La literatura nos proporcionó, hacia fines del siglo XIX, dos sargentos de policía. Los conocemos bien: uno, inventado por José Hernández, es el célebre sargento Cruz, más tarde retomado (y expandido) en un cuento de Jorge Luis Borges; el otro, recreado por Eduardo Gutiérrez, llevado luego al teatro (por los Podestá) y al cine (por Leonardo Favio), no es otro que el sargento Chirino.
El sargento Cruz, diríase que bajo la determinación de su nombre, hace algo sorprendente en el final de la primera parte de Martín Fierro: cruza de un lado al otro, se pasa del lado de la ley al lado del delito. Lo hace porque reconoce, admirado, la valentía impar del acorralado, y a la vez, por ende, lo uno con lo otro, la artera cobardía de ese todos contra uno que emprende la partida policial. Deserta, entonces, para ponerse a pelear a la par de Fierro, reconociendo (y es esto lo que detecta Borges) que, en cierto modo, el otro es él, él es el otro (¿qué pasa cuando un policía no es sino un malhechor, solo que con uniforme?). Cruz prefiere traspasar del lado de la abyección al lado de la dignidad, aunque después eso le exija otro cruce: cruce de frontera, para irse a tierra de indios (eso sí: con Martín Fierro).
El proceder del sargento Chirino, en el final de Juan Moreira, resulta en esto su exacta inversión. También Moreira se ve acorralado, y solo, contra una nutrida partida policial que lo persigue. Pero Chirino da con él y lo mata por la espalda. Por la espalda, sí, por la espalda: lo mata cobardemente, lo mata con felonía, con miedo y a traición. Se dice que, en algunas representaciones teatrales, no faltó el espectador que saltó hacia el escenario, confundiendo quijotescamente ficción con realidad, para tratar de impedir una acción por demás miserable. En Terrenal, de Mauricio Kartun, donde Caín vuelve a matar a Abel, pues lo mata incesantemente, brota ese nombre, esa exclamación: “¡Chirino!”, citando el tono desgarrado del film de Leonardo Favio.
En la Justicia argentina, por ahora, no existe la pena de muerte para castigar el delito de robo. A los ladrones, por ahora, no se los fusila ni se los electrocuta; tampoco se les corta la cabeza para exhibirla luego en alguna plaza pública (ni las manos meramente, para que no puedan volver a robar). En la Argentina, por ahora, estamos exentos de esas medievalidades; en la Argentina, por ahora, prima el criterio de que solamente se justifica el quitar una vida, si hace falta, para salvar otra vida: que toda vida humana, incluso la que se tenga por deplorable, asume un valor intrínseco y supremo. En la Argentina, por ahora, se sostiene que una vida, la que sea, vale más que cualquier objeto que pueda hurtarse o robarse.

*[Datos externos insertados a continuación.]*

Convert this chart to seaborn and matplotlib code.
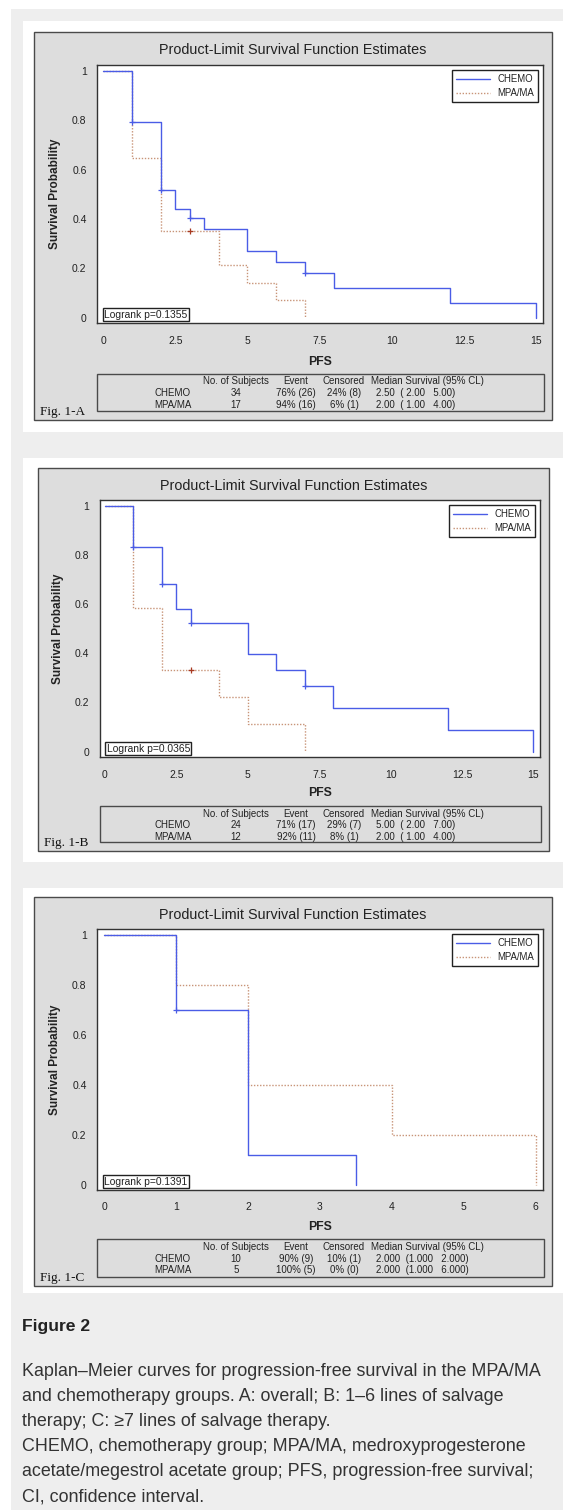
import matplotlib
matplotlib.use('Agg')
import matplotlib.pyplot as plt
from matplotlib.patches import Rectangle
import pandas as pd
import seaborn as sns

# ---- values ----
groups = ['CHEMO', 'MPA/MA']
table_header = ['No. of Subjects', 'Event', 'Censored', 'Median Survival (95% CL)']

# Fig. 1-A: overall
a_chemo_time = [0, 1, 2, 2.5, 3, 3.5, 5, 6, 7, 8, 12, 15]
a_chemo_surv = [1.0, 0.794, 0.516, 0.442, 0.405, 0.360, 0.271, 0.226, 0.181, 0.121, 0.060, 0.0]
a_chemo_cens_time = [1, 2, 3, 7]
a_chemo_cens_surv = [0.794, 0.516, 0.405, 0.181]
a_mpa_time = [0, 1, 2, 4, 5, 6, 7]
a_mpa_surv = [1.0, 0.647, 0.353, 0.212, 0.141, 0.071, 0.0]
a_mpa_cens_time = [3]
a_mpa_cens_surv = [0.353]
a_n = ['34', '17']
a_event = ['76% (26)', '94% (16)']
a_cens = ['24% (8)', '6% (1)']
a_median = ['2.50  ( 2.00   5.00)', '2.00  ( 1.00   4.00)']
a_logrank = 'Logrank p=0.1355'

# Fig. 1-B: 1-6 lines of salvage therapy
b_chemo_time = [0, 1, 2, 2.5, 3, 5, 6, 7, 8, 12, 15]
b_chemo_surv = [1.0, 0.833, 0.684, 0.582, 0.525, 0.396, 0.331, 0.265, 0.177, 0.088, 0.0]
b_chemo_cens_time = [1, 2, 3, 7]
b_chemo_cens_surv = [0.833, 0.684, 0.525, 0.265]
b_mpa_time = [0, 1, 2, 4, 5, 7]
b_mpa_surv = [1.0, 0.583, 0.333, 0.222, 0.111, 0.0]
b_mpa_cens_time = [3]
b_mpa_cens_surv = [0.333]
b_n = ['24', '12']
b_event = ['71% (17)', '92% (11)']
b_cens = ['29% (7)', '8% (1)']
b_median = ['5.00  ( 2.00   7.00)', '2.00  ( 1.00   4.00)']
b_logrank = 'Logrank p=0.0365'

# Fig. 1-C: >=7 lines of salvage therapy
c_chemo_time = [0, 1, 2, 3.5]
c_chemo_surv = [1.0, 0.700, 0.117, 0.0]
c_chemo_cens_time = [1]
c_chemo_cens_surv = [0.700]
c_mpa_time = [0, 1, 2, 4, 6]
c_mpa_surv = [1.0, 0.8, 0.4, 0.2, 0.0]
c_mpa_cens_time = []
c_mpa_cens_surv = []
c_n = ['10', '5']
c_event = ['90% (9)', '100% (5)']
c_cens = ['10% (1)', '0% (0)']
c_median = ['2.000  (1.000   2.000)', '2.000  (1.000   6.000)']
c_logrank = 'Logrank p=0.1391'

ab_ticks = [0, 2.5, 5, 7.5, 10, 12.5, 15]
ab_ticklabels = ['0', '2.5', '5', '7.5', '10', '12.5', '15']
c_ticks = [0, 1, 2, 3, 4, 5, 6]
c_ticklabels = ['0', '1', '2', '3', '4', '5', '6']
y_ticks = [0, 0.2, 0.4, 0.6, 0.8, 1.0]
y_ticklabels = ['0', '0.2', '0.4', '0.6', '0.8', '1']

caption_title = 'Figure 2'
caption_lines = [
    'Kaplan\u2013Meier curves for progression-free survival in the MPA/MA',
    'and chemotherapy groups. A: overall; B: 1\u20136 lines of salvage',
    'therapy; C: \u22657 lines of salvage therapy.',
    'CHEMO, chemotherapy group; MPA/MA, medroxyprogesterone',
    'acetate/megestrol acetate group; PFS, progression-free survival;',
    'CI, confidence interval.',
]

# ---- page geometry (pixels) ----
W, H = 563, 1510
PAGE_GRAY = '#eeeeee'
PANEL_GRAY = '#dddddd'
EDGE = '#4a4a4a'
BLUE = '#4a5ce6'
TAN = '#c89478'
RED = '#a83a22'

panels = [
    dict(label='Fig. 1-A', card=(22.7, 20.7, 563, 432), box=(34, 32, 552, 420),
         plot=(97, 65, 543, 323), xlim=(-0.21, 15.23), ticks=ab_ticks, ticklabels=ab_ticklabels,
         table=(374, 411), pfs=362,
         chemo=(a_chemo_time, a_chemo_surv, a_chemo_cens_time, a_chemo_cens_surv),
         mpa=(a_mpa_time, a_mpa_surv, a_mpa_cens_time, a_mpa_cens_surv),
         cols=(a_n, a_event, a_cens, a_median), logrank=a_logrank),
    dict(label='Fig. 1-B', card=(22.7, 458, 563, 862), box=(38, 468, 549, 851),
         plot=(99.5, 500, 540, 757), xlim=(-0.19, 15.23), ticks=ab_ticks, ticklabels=ab_ticklabels,
         table=(806, 842), pfs=793,
         chemo=(b_chemo_time, b_chemo_surv, b_chemo_cens_time, b_chemo_cens_surv),
         mpa=(b_mpa_time, b_mpa_surv, b_mpa_cens_time, b_mpa_cens_surv),
         cols=(b_n, b_event, b_cens, b_median), logrank=b_logrank),
    dict(label='Fig. 1-C', card=(22.7, 888, 563, 1293), box=(34, 897, 552, 1286),
         plot=(97, 929, 543, 1190), xlim=(-0.1, 6.1), ticks=c_ticks, ticklabels=c_ticklabels,
         table=(1239, 1277), pfs=1227,
         chemo=(c_chemo_time, c_chemo_surv, c_chemo_cens_time, c_chemo_cens_surv),
         mpa=(c_mpa_time, c_mpa_surv, c_mpa_cens_time, c_mpa_cens_surv),
         cols=(c_n, c_event, c_cens, c_median), logrank=c_logrank),
]


def fig_box(fig, x0, y0, x1, y1, fc, ec='none', lw=0.0, z=-5):
    fig.add_artist(Rectangle((x0 / W, 1 - y1 / H), (x1 - x0) / W, (y1 - y0) / H,
                             transform=fig.transFigure, facecolor=fc, edgecolor=ec,
                             linewidth=lw, zorder=z))


def fig_text(fig, x, y, s, **kw):
    return fig.text(x / W, 1 - y / H, s, **kw)


def draw_panel(fig, p):
    # card and grey SAS graph area
    fig_box(fig, *p['card'], fc='white', z=-4)
    fig_box(fig, *p['box'], fc=PANEL_GRAY, ec=EDGE, lw=1.0, z=-3)

    bx0, by0, bx1, by1 = p['box']
    px0, py0, px1, py1 = p['plot']
    ax = fig.add_axes([px0 / W, 1 - py1 / H, (px1 - px0) / W, (py1 - py0) / H])
    ax.set_facecolor('white')

    # survival curves
    mt, ms, mct, mcs = p['mpa']
    ct, cs, cct, ccs = p['chemo']
    mpa_df = pd.DataFrame({'PFS': mt, 'surv': ms})
    chemo_df = pd.DataFrame({'PFS': ct, 'surv': cs})
    sns.lineplot(data=chemo_df, x='PFS', y='surv', drawstyle='steps-post', estimator=None,
                 sort=False, color=BLUE, linewidth=1.0, label='CHEMO', ax=ax, zorder=3)
    sns.lineplot(data=mpa_df, x='PFS', y='surv', drawstyle='steps-post', estimator=None,
                 sort=False, color=TAN, linewidth=1.0, linestyle=(0, (1, 1.2)),
                 label='MPA/MA', ax=ax, zorder=2)
    if len(cct):
        sns.scatterplot(x=cct, y=ccs, marker='+', s=22, color=BLUE, linewidth=0.9,
                        ax=ax, zorder=4, legend=False)
    if len(mct):
        sns.scatterplot(x=mct, y=mcs, marker='+', s=22, color=RED, linewidth=0.9,
                        ax=ax, zorder=4, legend=False)

    ax.set_xlim(*p['xlim'])
    ax.set_ylim(-0.022, 1.024)
    ax.set_xticks(p['ticks'])
    ax.set_xticklabels(p['ticklabels'])
    ax.set_yticks(y_ticks)
    ax.set_yticklabels(y_ticklabels)
    ax.tick_params(direction='out', length=4.5, width=0.8, color='#333333',
                   labelsize=7.5, labelcolor='#222222', pad=3)
    ax.tick_params(axis='x', pad=4.5)
    for sp in ax.spines.values():
        sp.set_visible(True)
        sp.set_color('#333333')
        sp.set_linewidth(1.0)
    ax.set_xlabel('')
    ax.set_ylabel('')

    leg = ax.legend(loc='upper right', fontsize=6.9, frameon=True, fancybox=False,
                    framealpha=1, edgecolor='#222222', handlelength=3.6, handletextpad=0.7,
                    borderpad=0.4, labelspacing=0.4, borderaxespad=0.55)
    leg.get_frame().set_linewidth(1.0)
    for t in leg.get_texts():
        t.set_color('#222222')

    # logrank box in lower-left corner
    ax.text(0.016, 0.012, p['logrank'], transform=ax.transAxes, ha='left', va='bottom',
            fontsize=7.4, color='#222222', zorder=5,
            bbox=dict(boxstyle='square,pad=0.15', fc='white', ec='#222222', lw=1.0))

    # titles and axis labels
    fig_text(fig, (bx0 + bx1) / 2, by0 + 18, 'Product-Limit Survival Function Estimates',
             ha='center', va='center', fontsize=10.4, color='#222222')
    fig_text(fig, (px0 + px1) / 2, p['pfs'], 'PFS', ha='center', va='center',
             fontsize=8.8, fontweight='bold', color='#222222')
    fig_text(fig, px0 - 42, (py0 + py1) / 2, 'Survival Probability', ha='center', va='center',
             rotation=90, fontsize=8.5, fontweight='bold', color='#222222')

    # summary table
    ty0, ty1 = p['table']
    fig_box(fig, px0, ty0, px1 + 1, ty1, fc='none', ec=EDGE, lw=1.0, z=2)
    row_y = [ty0 + 7.5, ty0 + 19.5, ty0 + 31]
    tkw = dict(va='center', fontsize=7.0, color='#222222')
    fig_text(fig, 236, row_y[0], table_header[0], ha='center', **tkw)
    fig_text(fig, 296, row_y[0], table_header[1], ha='center', **tkw)
    fig_text(fig, 344, row_y[0], table_header[2], ha='center', **tkw)
    fig_text(fig, 371, row_y[0], table_header[3], ha='left', **tkw)
    n_col, ev_col, ce_col, md_col = p['cols']
    for i, g in enumerate(groups):
        y = row_y[i + 1]
        fig_text(fig, 173, y, g, ha='center', **tkw)
        fig_text(fig, 236, y, n_col[i], ha='center', **tkw)
        fig_text(fig, 296, y, ev_col[i], ha='center', **tkw)
        fig_text(fig, 344, y, ce_col[i], ha='center', **tkw)
        fig_text(fig, 376, y, md_col[i], ha='left', **tkw)

    fig_text(fig, bx0 + 6, ty1 + 1, p['label'], ha='left', va='center', fontsize=9.5,
             family=['Liberation Serif', 'DejaVu Serif'], color='#111111')


def main():
    sns.set_style('white')
    plt.rcParams['font.family'] = ['Liberation Sans', 'DejaVu Sans']

    fig = plt.figure(figsize=(W / 100, H / 100), dpi=100)
    fig.patch.set_facecolor('white')
    fig_box(fig, 11, 9, W, H, fc=PAGE_GRAY, z=-6)

    for p in panels:
        draw_panel(fig, p)

    # caption
    fig_text(fig, 22, 1327, caption_title, ha='left', va='center', fontsize=12.6,
             fontweight='bold', color='#222222')
    for i, line in enumerate(caption_lines):
        fig_text(fig, 22, 1371 + 25.2 * i, line, ha='left', va='center', fontsize=12.9,
                 color='#333333')

    fig.savefig('out.png', dpi=100)
    plt.close(fig)


if __name__ == '__main__':
    main()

Luis Chocobar no ha llegado a sargento todavía. Pero mató por la espalda, como Chirino, a un ladrón que se escapaba por las calles de La Boca (y que no tenía, como tenía Moreira, un trabuco ni otra cosa parecida). ¿Lo hizo para preservar otras vidas, incluida la suya propia, porque corrían eminente peligro, o lo hizo para limpiar nomás a un chorro, a manera de pena de muerte aplicada sin juicio previo? Quienes lo vitorean, quienes lo agasajan, ¿lo hacen porque presumen que dando muerte salvó vidas, o lo hacen porque les da un regocijo enorme verificar que a un chorro se lo mata así sin más? Y el Presidente, cuando lo recibe, o la ministra, cuando lo encomia, ¿lo hacen porque ven en Chocobar a un héroe, a un héroe y no al perpetrador de un crimen, o lo hacen porque en verdad están ya resueltos a que a esta clase de crimen (el que sirve para deshacerse de chorros, para asesinarlos sin más trámite) se le dé un estatuto heroico?
¿Existe una mayoría de argentinos que se inclina a favor de la muerte? Duran Barba (es decir, el Gobierno todo, que habitualmente lo que hace es repetirlo) ha dicho que sí: se lo indican las encuestas. Ignoro si encuestaron a los que quedaron la otra tarde en pleno centro en medio de un tiroteo policial, para saber si, mientras se tiraban al piso y sentían picar cerquita las balas, les parecía que en la Argentina hay ahora más seguridad o más inseguridad.